### Directions
Reproduce the listing exactly, with no pictures in your copy.

### Data section

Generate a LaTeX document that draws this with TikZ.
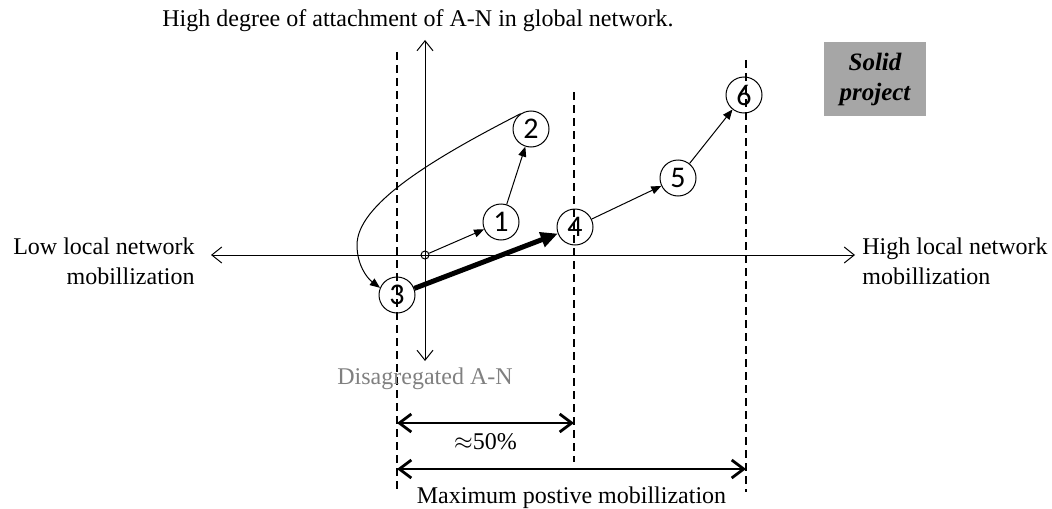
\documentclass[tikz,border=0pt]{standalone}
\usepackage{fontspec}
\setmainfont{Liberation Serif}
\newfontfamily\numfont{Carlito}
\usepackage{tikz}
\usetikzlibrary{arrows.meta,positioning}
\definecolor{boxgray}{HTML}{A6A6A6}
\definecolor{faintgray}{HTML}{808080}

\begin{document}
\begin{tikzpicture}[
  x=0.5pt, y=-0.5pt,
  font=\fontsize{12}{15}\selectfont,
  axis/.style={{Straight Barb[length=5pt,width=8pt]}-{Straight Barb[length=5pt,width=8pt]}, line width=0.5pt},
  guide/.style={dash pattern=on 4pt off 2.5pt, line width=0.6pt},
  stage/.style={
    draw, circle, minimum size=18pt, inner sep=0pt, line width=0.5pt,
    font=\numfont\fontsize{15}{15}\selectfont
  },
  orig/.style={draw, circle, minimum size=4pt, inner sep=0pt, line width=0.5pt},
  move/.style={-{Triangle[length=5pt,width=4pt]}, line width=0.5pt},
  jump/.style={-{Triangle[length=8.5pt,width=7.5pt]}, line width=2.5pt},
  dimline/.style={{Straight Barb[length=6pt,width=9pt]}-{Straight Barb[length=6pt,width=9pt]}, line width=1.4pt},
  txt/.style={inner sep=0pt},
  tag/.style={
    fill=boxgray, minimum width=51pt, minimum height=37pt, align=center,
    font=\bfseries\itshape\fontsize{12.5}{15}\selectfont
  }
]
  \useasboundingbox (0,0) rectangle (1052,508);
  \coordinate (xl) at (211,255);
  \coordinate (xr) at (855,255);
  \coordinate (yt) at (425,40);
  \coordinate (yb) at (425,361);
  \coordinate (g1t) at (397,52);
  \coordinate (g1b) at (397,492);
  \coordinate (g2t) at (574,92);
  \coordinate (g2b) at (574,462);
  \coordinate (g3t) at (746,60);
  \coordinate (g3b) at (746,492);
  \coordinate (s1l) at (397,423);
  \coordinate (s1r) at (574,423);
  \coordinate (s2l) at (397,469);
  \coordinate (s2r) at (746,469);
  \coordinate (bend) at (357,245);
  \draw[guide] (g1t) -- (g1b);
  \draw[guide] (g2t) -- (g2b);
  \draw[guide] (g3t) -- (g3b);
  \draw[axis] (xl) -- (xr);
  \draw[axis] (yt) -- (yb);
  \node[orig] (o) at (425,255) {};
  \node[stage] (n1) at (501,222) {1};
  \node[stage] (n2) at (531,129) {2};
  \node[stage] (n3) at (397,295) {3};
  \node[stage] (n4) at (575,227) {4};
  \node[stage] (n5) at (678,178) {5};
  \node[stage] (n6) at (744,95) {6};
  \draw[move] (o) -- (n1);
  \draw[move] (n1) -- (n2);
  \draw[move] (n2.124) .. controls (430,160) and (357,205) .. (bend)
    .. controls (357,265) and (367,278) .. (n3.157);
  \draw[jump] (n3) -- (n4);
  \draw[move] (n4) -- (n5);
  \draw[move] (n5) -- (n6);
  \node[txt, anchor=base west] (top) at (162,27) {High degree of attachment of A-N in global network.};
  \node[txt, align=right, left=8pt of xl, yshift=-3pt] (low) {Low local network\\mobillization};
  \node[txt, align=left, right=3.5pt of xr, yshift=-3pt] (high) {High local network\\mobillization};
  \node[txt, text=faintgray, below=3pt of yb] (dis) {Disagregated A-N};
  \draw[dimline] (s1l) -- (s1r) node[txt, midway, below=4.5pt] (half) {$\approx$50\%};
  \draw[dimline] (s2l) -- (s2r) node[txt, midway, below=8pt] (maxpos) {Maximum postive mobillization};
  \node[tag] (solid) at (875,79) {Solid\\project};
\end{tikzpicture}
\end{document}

### Solution to this problem
Generate a LaTeX document that draws this with TikZ.
\documentclass[tikz,border=0pt]{standalone}
\usepackage{fontspec}
\setmainfont{Liberation Serif}
\newfontfamily\numfont{Carlito}
\usepackage{tikz}
\usetikzlibrary{arrows.meta,positioning}
\definecolor{boxgray}{HTML}{A6A6A6}
\definecolor{faintgray}{HTML}{808080}

\begin{document}
\begin{tikzpicture}[
  x=0.5pt, y=-0.5pt,
  font=\fontsize{12}{15}\selectfont,
  axis/.style={{Straight Barb[length=5pt,width=8pt]}-{Straight Barb[length=5pt,width=8pt]}, line width=0.5pt},
  guide/.style={dash pattern=on 4pt off 2.5pt, line width=0.6pt},
  stage/.style={
    draw, circle, minimum size=18pt, inner sep=0pt, line width=0.5pt,
    font=\numfont\fontsize{15}{15}\selectfont
  },
  orig/.style={draw, circle, minimum size=4pt, inner sep=0pt, line width=0.5pt},
  move/.style={-{Triangle[length=5pt,width=4pt]}, line width=0.5pt},
  jump/.style={-{Triangle[length=8.5pt,width=7.5pt]}, line width=2.5pt},
  dimline/.style={{Straight Barb[length=6pt,width=9pt]}-{Straight Barb[length=6pt,width=9pt]}, line width=1.4pt},
  txt/.style={inner sep=0pt},
  tag/.style={
    fill=boxgray, minimum width=51pt, minimum height=37pt, align=center,
    font=\bfseries\itshape\fontsize{12.5}{15}\selectfont
  }
]
  \useasboundingbox (0,0) rectangle (1052,508);
  \coordinate (xl) at (211,255);
  \coordinate (xr) at (855,255);
  \coordinate (yt) at (425,40);
  \coordinate (yb) at (425,361);
  \coordinate (g1t) at (397,52);
  \coordinate (g1b) at (397,492);
  \coordinate (g2t) at (574,92);
  \coordinate (g2b) at (574,462);
  \coordinate (g3t) at (746,60);
  \coordinate (g3b) at (746,492);
  \coordinate (s1l) at (397,423);
  \coordinate (s1r) at (574,423);
  \coordinate (s2l) at (397,469);
  \coordinate (s2r) at (746,469);
  \coordinate (bend) at (357,245);
  \draw[guide] (g1t) -- (g1b);
  \draw[guide] (g2t) -- (g2b);
  \draw[guide] (g3t) -- (g3b);
  \draw[axis] (xl) -- (xr);
  \draw[axis] (yt) -- (yb);
  \node[orig] (o) at (425,255) {};
  \node[stage] (n1) at (501,222) {1};
  \node[stage] (n2) at (531,129) {2};
  \node[stage] (n3) at (397,295) {3};
  \node[stage] (n4) at (575,227) {4};
  \node[stage] (n5) at (678,178) {5};
  \node[stage] (n6) at (744,95) {6};
  \draw[move] (o) -- (n1);
  \draw[move] (n1) -- (n2);
  \draw[move] (n2.124) .. controls (430,160) and (357,205) .. (bend)
    .. controls (357,265) and (367,278) .. (n3.157);
  \draw[jump] (n3) -- (n4);
  \draw[move] (n4) -- (n5);
  \draw[move] (n5) -- (n6);
  \node[txt, anchor=base west] (top) at (162,27) {High degree of attachment of A-N in global network.};
  \node[txt, align=right, left=8pt of xl, yshift=-3pt] (low) {Low local network\\mobillization};
  \node[txt, align=left, right=3.5pt of xr, yshift=-3pt] (high) {High local network\\mobillization};
  \node[txt, text=faintgray, below=3pt of yb] (dis) {Disagregated A-N};
  \draw[dimline] (s1l) -- (s1r) node[txt, midway, below=4.5pt] (half) {$\approx$50\%};
  \draw[dimline] (s2l) -- (s2r) node[txt, midway, below=8pt] (maxpos) {Maximum postive mobillization};
  \node[tag] (solid) at (875,79) {Solid\\project};
\end{tikzpicture}
\end{document}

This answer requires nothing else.